For instance, even though they have similar districts, I can tell you for a fact that Gottheimer is in way bigger trouble than Perlmutter. Gottheimer's white voters are just rich suburbanites concerned about things like the SALT deduction, keeping their schools segregated, and Israel, who really only vote Democrat federally because the GOP nat'l brand has gone full fash. But Perlmutter's similarly educated and white voters contain a lot of people who live off 93 and work in renewable energy and tech, are far to the left of New Jersey suburbanites on cultural issues (and have been even since CO was a red state), want to keep pot legal... The only GOP candidate I see winning here is a Jeffco moderate who is pro-gay, pro-pot, and serious about tackling climate change. That person does not exist, and even if they did would never make it out of a COGOP primary.

I don't doubt that the GOP, esp. with Biden's miserable approvals (tho who knows if they'll hold), will likely take the House.
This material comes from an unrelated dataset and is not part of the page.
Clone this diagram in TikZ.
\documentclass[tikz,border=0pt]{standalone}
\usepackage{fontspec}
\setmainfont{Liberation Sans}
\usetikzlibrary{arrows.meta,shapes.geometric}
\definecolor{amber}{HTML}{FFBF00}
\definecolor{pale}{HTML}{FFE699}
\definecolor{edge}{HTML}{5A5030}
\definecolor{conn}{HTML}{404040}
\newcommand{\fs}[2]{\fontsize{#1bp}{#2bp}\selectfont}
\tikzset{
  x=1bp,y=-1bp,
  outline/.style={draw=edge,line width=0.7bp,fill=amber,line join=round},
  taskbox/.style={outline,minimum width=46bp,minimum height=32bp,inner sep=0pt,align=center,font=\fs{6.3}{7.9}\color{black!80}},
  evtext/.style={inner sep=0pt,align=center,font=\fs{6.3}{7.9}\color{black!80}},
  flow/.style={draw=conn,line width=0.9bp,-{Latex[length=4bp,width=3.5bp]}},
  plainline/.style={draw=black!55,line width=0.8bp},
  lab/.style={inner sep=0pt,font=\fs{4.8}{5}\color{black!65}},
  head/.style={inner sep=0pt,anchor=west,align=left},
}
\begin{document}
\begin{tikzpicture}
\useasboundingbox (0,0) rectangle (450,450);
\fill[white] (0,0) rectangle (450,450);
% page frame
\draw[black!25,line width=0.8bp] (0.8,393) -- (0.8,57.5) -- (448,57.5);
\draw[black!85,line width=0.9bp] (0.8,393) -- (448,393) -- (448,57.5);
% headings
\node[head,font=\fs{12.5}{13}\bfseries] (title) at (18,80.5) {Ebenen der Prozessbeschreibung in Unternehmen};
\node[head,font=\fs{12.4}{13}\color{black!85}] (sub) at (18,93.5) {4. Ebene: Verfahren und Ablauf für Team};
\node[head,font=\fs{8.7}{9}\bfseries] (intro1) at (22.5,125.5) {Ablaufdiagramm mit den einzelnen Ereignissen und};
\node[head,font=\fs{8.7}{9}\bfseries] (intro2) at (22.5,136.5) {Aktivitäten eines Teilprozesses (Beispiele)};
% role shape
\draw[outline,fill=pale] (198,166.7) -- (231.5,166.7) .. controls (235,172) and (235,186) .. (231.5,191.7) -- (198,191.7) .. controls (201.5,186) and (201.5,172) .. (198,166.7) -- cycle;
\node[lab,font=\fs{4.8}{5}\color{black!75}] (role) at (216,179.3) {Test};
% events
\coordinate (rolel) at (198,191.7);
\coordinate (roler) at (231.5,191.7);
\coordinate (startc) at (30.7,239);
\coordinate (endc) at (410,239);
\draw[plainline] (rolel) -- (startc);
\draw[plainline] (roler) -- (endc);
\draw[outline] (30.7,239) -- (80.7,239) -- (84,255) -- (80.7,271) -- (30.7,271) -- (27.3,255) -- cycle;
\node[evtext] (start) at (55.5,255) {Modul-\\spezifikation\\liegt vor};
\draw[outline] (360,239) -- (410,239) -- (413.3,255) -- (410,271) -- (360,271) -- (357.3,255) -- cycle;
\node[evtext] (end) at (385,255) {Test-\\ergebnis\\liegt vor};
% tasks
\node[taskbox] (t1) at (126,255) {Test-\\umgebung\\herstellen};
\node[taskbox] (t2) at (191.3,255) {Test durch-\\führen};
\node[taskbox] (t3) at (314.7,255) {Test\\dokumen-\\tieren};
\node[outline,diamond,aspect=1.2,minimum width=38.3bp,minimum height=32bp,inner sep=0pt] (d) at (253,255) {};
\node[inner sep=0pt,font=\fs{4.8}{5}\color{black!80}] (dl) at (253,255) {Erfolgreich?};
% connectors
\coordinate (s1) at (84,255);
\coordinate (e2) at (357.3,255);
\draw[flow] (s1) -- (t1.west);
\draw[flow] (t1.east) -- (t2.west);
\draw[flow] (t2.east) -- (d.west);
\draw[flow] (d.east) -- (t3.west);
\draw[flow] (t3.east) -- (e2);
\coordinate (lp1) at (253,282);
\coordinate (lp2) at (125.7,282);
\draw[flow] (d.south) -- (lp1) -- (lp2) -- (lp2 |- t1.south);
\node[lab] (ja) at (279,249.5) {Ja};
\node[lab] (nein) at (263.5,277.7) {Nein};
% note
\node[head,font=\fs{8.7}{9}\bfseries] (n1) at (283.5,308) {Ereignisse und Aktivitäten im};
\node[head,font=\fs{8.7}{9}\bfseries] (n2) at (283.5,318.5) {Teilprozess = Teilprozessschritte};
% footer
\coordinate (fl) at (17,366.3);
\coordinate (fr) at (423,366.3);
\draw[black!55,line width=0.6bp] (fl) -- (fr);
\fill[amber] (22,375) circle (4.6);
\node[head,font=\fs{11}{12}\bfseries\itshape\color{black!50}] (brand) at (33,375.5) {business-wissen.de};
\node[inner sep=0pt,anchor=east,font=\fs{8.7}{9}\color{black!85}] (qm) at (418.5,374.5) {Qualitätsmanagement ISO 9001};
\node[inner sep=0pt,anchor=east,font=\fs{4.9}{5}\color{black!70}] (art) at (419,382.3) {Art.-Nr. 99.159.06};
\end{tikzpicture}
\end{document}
But the idea that they are gonna nominate a bunch of Glenn Youngkins in suburban districts and win 60 seats is actually way more implausible to me than the idea that Dems will hold the House. IIRC Youngkin didn't even win a primary! Maybe districts like Hayes' will be in play. But if that happens they will be few and far between imo bc each district like that needs a best fit candidate, and most GOP primary electorates will nominate a loon instead.